### Extracted information:
———

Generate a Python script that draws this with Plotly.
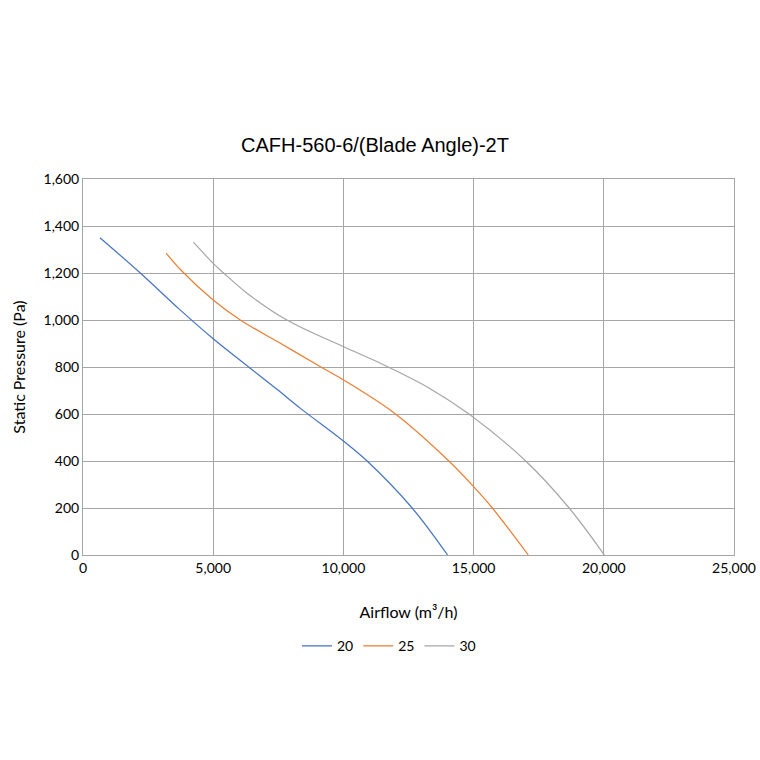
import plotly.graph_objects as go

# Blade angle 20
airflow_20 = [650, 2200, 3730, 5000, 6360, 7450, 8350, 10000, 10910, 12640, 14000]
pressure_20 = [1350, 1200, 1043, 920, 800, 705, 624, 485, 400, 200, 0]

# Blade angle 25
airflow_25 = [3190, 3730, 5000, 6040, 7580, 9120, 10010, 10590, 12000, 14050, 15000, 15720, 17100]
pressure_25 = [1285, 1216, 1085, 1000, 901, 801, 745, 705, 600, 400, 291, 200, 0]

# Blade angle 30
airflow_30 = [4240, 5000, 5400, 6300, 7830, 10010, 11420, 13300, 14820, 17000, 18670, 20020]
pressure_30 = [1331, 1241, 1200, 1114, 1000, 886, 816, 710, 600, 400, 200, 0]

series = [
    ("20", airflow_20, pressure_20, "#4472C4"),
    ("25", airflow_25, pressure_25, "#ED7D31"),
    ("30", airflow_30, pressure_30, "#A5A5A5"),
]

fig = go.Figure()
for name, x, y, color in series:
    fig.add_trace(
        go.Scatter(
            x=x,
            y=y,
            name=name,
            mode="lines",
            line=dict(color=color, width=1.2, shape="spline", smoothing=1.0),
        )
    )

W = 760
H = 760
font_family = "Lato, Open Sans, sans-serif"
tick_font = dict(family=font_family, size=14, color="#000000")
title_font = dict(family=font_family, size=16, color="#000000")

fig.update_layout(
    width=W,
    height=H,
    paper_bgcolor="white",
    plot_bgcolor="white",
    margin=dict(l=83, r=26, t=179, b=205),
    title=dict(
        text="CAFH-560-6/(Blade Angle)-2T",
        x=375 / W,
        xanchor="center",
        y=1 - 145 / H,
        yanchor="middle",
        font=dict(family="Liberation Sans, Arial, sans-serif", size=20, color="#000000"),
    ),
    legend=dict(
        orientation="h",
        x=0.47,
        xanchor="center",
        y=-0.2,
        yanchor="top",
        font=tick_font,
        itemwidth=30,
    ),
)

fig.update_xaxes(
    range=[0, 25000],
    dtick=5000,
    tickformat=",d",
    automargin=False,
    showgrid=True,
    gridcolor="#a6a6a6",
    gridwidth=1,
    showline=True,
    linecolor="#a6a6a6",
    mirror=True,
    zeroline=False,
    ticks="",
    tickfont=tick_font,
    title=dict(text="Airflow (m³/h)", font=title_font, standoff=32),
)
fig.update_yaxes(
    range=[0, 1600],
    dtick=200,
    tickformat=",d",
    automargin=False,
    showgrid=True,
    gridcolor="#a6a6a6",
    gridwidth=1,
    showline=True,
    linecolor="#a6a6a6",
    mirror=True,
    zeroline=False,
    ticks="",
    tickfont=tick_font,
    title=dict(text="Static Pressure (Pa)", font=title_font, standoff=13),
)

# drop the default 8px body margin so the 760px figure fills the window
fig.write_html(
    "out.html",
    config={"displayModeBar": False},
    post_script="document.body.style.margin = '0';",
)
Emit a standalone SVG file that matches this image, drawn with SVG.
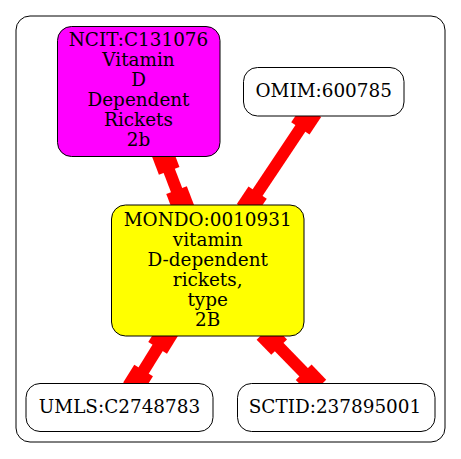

———

### The exercise:
Set the listing down in full and exactly. Pictures within it should not appear in the copy.

### Written response:
Generate a Python script that draws this with Plotly.
import plotly.graph_objects as go

# Blade angle 20
airflow_20 = [650, 2200, 3730, 5000, 6360, 7450, 8350, 10000, 10910, 12640, 14000]
pressure_20 = [1350, 1200, 1043, 920, 800, 705, 624, 485, 400, 200, 0]

# Blade angle 25
airflow_25 = [3190, 3730, 5000, 6040, 7580, 9120, 10010, 10590, 12000, 14050, 15000, 15720, 17100]
pressure_25 = [1285, 1216, 1085, 1000, 901, 801, 745, 705, 600, 400, 291, 200, 0]

# Blade angle 30
airflow_30 = [4240, 5000, 5400, 6300, 7830, 10010, 11420, 13300, 14820, 17000, 18670, 20020]
pressure_30 = [1331, 1241, 1200, 1114, 1000, 886, 816, 710, 600, 400, 200, 0]

series = [
    ("20", airflow_20, pressure_20, "#4472C4"),
    ("25", airflow_25, pressure_25, "#ED7D31"),
    ("30", airflow_30, pressure_30, "#A5A5A5"),
]

fig = go.Figure()
for name, x, y, color in series:
    fig.add_trace(
        go.Scatter(
            x=x,
            y=y,
            name=name,
            mode="lines",
            line=dict(color=color, width=1.2, shape="spline", smoothing=1.0),
        )
    )

W = 760
H = 760
font_family = "Lato, Open Sans, sans-serif"
tick_font = dict(family=font_family, size=14, color="#000000")
title_font = dict(family=font_family, size=16, color="#000000")

fig.update_layout(
    width=W,
    height=H,
    paper_bgcolor="white",
    plot_bgcolor="white",
    margin=dict(l=83, r=26, t=179, b=205),
    title=dict(
        text="CAFH-560-6/(Blade Angle)-2T",
        x=375 / W,
        xanchor="center",
        y=1 - 145 / H,
        yanchor="middle",
        font=dict(family="Liberation Sans, Arial, sans-serif", size=20, color="#000000"),
    ),
    legend=dict(
        orientation="h",
        x=0.47,
        xanchor="center",
        y=-0.2,
        yanchor="top",
        font=tick_font,
        itemwidth=30,
    ),
)

fig.update_xaxes(
    range=[0, 25000],
    dtick=5000,
    tickformat=",d",
    automargin=False,
    showgrid=True,
    gridcolor="#a6a6a6",
    gridwidth=1,
    showline=True,
    linecolor="#a6a6a6",
    mirror=True,
    zeroline=False,
    ticks="",
    tickfont=tick_font,
    title=dict(text="Airflow (m³/h)", font=title_font, standoff=32),
)
fig.update_yaxes(
    range=[0, 1600],
    dtick=200,
    tickformat=",d",
    automargin=False,
    showgrid=True,
    gridcolor="#a6a6a6",
    gridwidth=1,
    showline=True,
    linecolor="#a6a6a6",
    mirror=True,
    zeroline=False,
    ticks="",
    tickfont=tick_font,
    title=dict(text="Static Pressure (Pa)", font=title_font, standoff=13),
)

# drop the default 8px body margin so the 760px figure fills the window
fig.write_html(
    "out.html",
    config={"displayModeBar": False},
    post_script="document.body.style.margin = '0';",
)
Emit a standalone SVG file that matches this image, drawn with SVG.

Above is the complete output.